Dec. 15 (Bloomberg) -- European Central Bank governing council member Christian Noyer said that credit-rating companies have become “incomprehensible and irrational” and said the U.K. should be downgraded before France, according to an interview published in Le Telegramme newspaper.
The remarks come 10 days after Standard & Poor’s said it was considering stripping France and Germany of their AAA credit ratings and that France may be downgraded by two levels.
“A downgrade doesn’t strike me as justified based on economic fundamentals,” Noyer, who is governor of the Bank of France, told the Brittany-based newspaper. “Or if it is, they should start by downgrading the U.K., which has a bigger deficit, as much debt, more inflation, weaker growth and where bank lending is collapsing,” he said.
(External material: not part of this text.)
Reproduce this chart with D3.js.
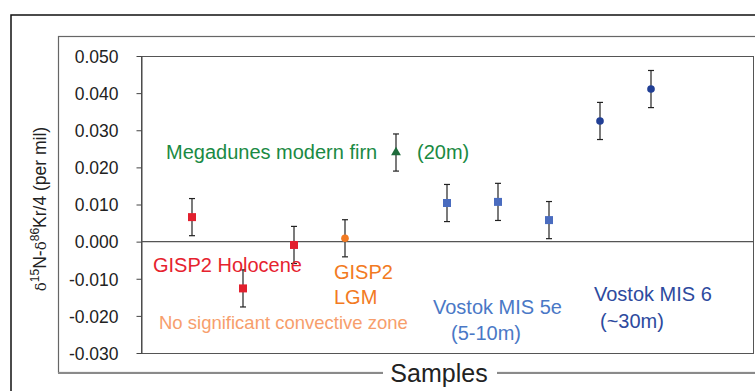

As with its decision to strip the U.S. of its AAA rating in August, S&P’s cited the flaws in Europe’s political process as a key determinant in its decision. The ratings company said Dec. 5 that the “continuing disagreement” over how best to tackle the crisis compelled it to consider the region’s governments for downgrades.
“There is more politics than economics” in the arguments that rating companies develop now, Noyer said. Noyer said he hasn’t been informed about any decisions yet to be announced.
A Bank of France spokeswoman confirmed the comments.